The fits and turns of the tavern continued into the 20th century. The hotel and tavern closed in 1910 and the building was taken over as the operating building for a local club. It was turned back into a hotel in the 1920s, when the rising popularity of the automobile allowed easy access to visitors, even after the C&O Canal had finally ceased operations in 1924, Kasper said. The Great Depression ended the building’s days as a hotel for good, however, and it remained dormant through the 1940s despite having been purchased by the National Park Service in 1938.

Heavily damaged by a fire in 1948, the building nearly became a rest stop for a proposed highway along the C&O Canal right of way in the early 1950s, Kasper said. In what has become a story of local legend, Supreme Court Justice William O. Douglas led a tour of the canal that raised the support needed to turn it into a national park, saving the Great Falls Tavern from an unseemly fate. It has since served as a visitor center for the National Park Service.

“Great Falls Tavern is a landmark,” said Ted Cain, a board member of the Friends of the Historic Great Falls Tavern. “It’s been a place where people have always enjoyed themselves. … It was a very popular place and it still is. People seem to love it and it just seems to have a charm to it.”

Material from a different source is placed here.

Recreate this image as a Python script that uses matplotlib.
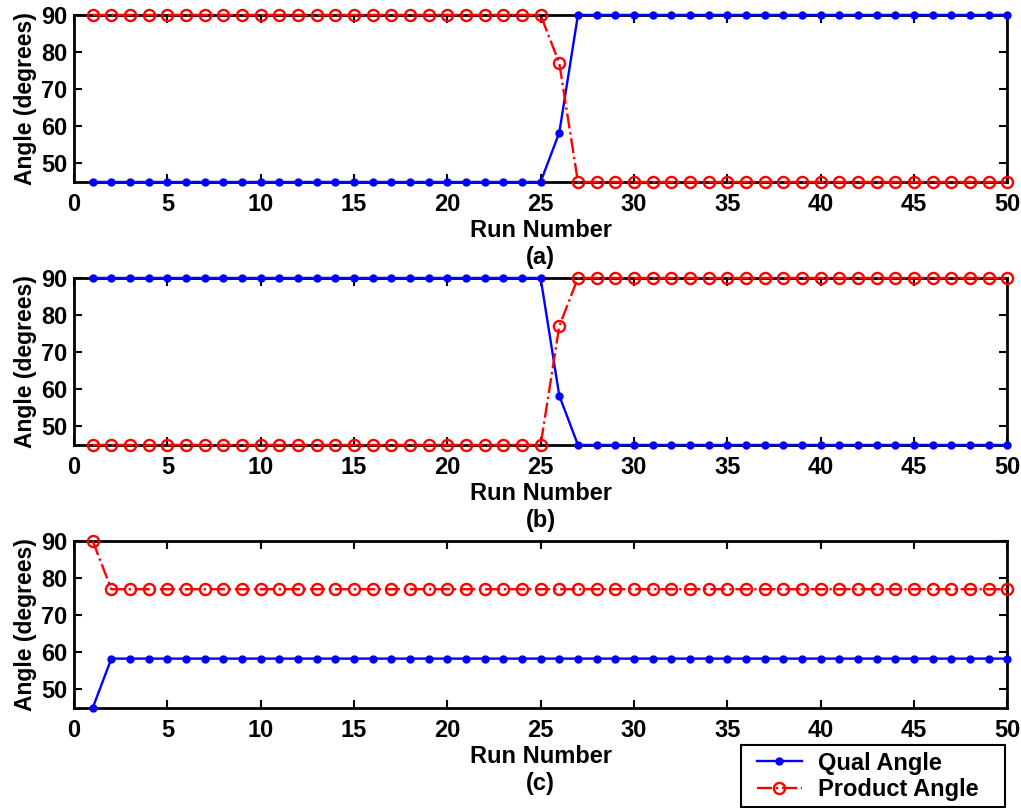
import numpy as np
import matplotlib
matplotlib.use('Agg')
import matplotlib.pyplot as plt
from matplotlib.patches import Rectangle

plt.rcParams['font.family'] = ['Liberation Sans', 'DejaVu Sans']
plt.rcParams['font.weight'] = 'bold'

# Run numbers and angle traces for the three cases
runs = np.arange(1, 51)
qual_a = [45.0] * 25 + [58.3] + [90.0] * 24
prod_a = [90.0] * 25 + [77.0] + [45.0] * 24
qual_b = [90.0] * 25 + [58.3] + [45.0] * 24
prod_b = [45.0] * 25 + [77.0] + [90.0] * 24
qual_c = [45.0] + [58.3] * 49
prod_c = [90.0] + [77.0] * 49
panel_tags = ['(a)', '(b)', '(c)']

fs = 17
W, H = 1021, 808
fig = plt.figure(figsize=(W / 100, H / 100), dpi=100)
bottoms = [0.7748, 0.4493, 0.1238]
series = [(qual_a, prod_a), (qual_b, prod_b), (qual_c, prod_c)]

for b, (q, p), tag in zip(bottoms, series, panel_tags):
    ax = fig.add_axes([0.0725, b, 0.914, 0.2067])
    lq, = ax.plot(runs, q, '-', color='#0000ff', lw=1.7, marker='o', ms=5,
                  mfc='#0000ff', mec='#0000ff', clip_on=False, zorder=3)
    lp, = ax.plot(runs, p, '-.', color='#ff0000', lw=1.7, marker='o', ms=8,
                  mfc='none', mec='#ff0000', mew=1.7, clip_on=False, zorder=4)
    ax.set_xlim(0, 50)
    ax.set_ylim(45, 90)
    ax.set_xticks(np.arange(0, 51, 5))
    ax.set_yticks(np.arange(50, 91, 10))
    ax.tick_params(direction='in', top=True, right=True, length=6, width=1.5,
                   labelsize=fs)
    ax.tick_params(axis='x', pad=8)
    ax.tick_params(axis='y', pad=5)
    for lab in ax.get_xticklabels() + ax.get_yticklabels():
        lab.set_fontweight('bold')
    for s in ax.spines.values():
        s.set_linewidth(2)
    ax.set_xlabel('Run Number' + '\n' + tag, fontsize=fs, fontweight='bold',
                  labelpad=2, linespacing=1.25)
    ax.set_ylabel('Angle (degrees)', fontsize=16.5, fontweight='bold', labelpad=3)

# legend box drawn separately so the entries can sit inside it freely
fig.patches.append(Rectangle((741 / W, 1 / H), 264 / W, 62 / H, transform=fig.transFigure,
                             facecolor='white', edgecolor='black', lw=1.5, zorder=5))
leg = fig.legend([lq, lp], ['Qual Angle', 'Product Angle'], loc='lower left',
                 bbox_to_anchor=(751 / W, 1 / H), borderaxespad=0, frameon=False,
                 prop={'size': fs, 'weight': 'bold'},
                 handlelength=1.9, handletextpad=0.7, borderpad=0.25, labelspacing=0.15)
leg.set_zorder(6)

plt.savefig('out.png', dpi=100)
plt.close()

THE RESTORATION of the historic building will include a new air conditioning system and electrical wiring throughout, said Don Harrison, president of the Friends of the Historic Great Falls Tavern. The grounds and some of the surrounding structures will also be renovated, eliminating the parking lot nearest the tavern and updating the bathroom facilities adjacent to the building, Harrison said. A fire suppression system will also be included, Kasper said, outfitting the building with ceiling sprinklers, and structural reinforcements will be made to strengthen the building in spots where it has settled over time.

“Right now the building doesn’t represent or indicate any [particular] time of the building’s existence,” Kasper said. “That is the goal of renovation.”

The main room, currently the visitor’s center, will be renovated to evoke the image of a 19th century tavern, said Kasper. Tables and chairs will occupy the floor space and the ranger’s desk may end up resembling an old fashioned bar. There will also be new exhibits detailing the history of the canal, the tavern, and the natural history of the Potomac Gorge. The process is expected to take eight to nine months, said Kasper.

“They want to follow the theme of the 1860s when it was so popular. and sort of bring it back to the old heyday,” said Cain.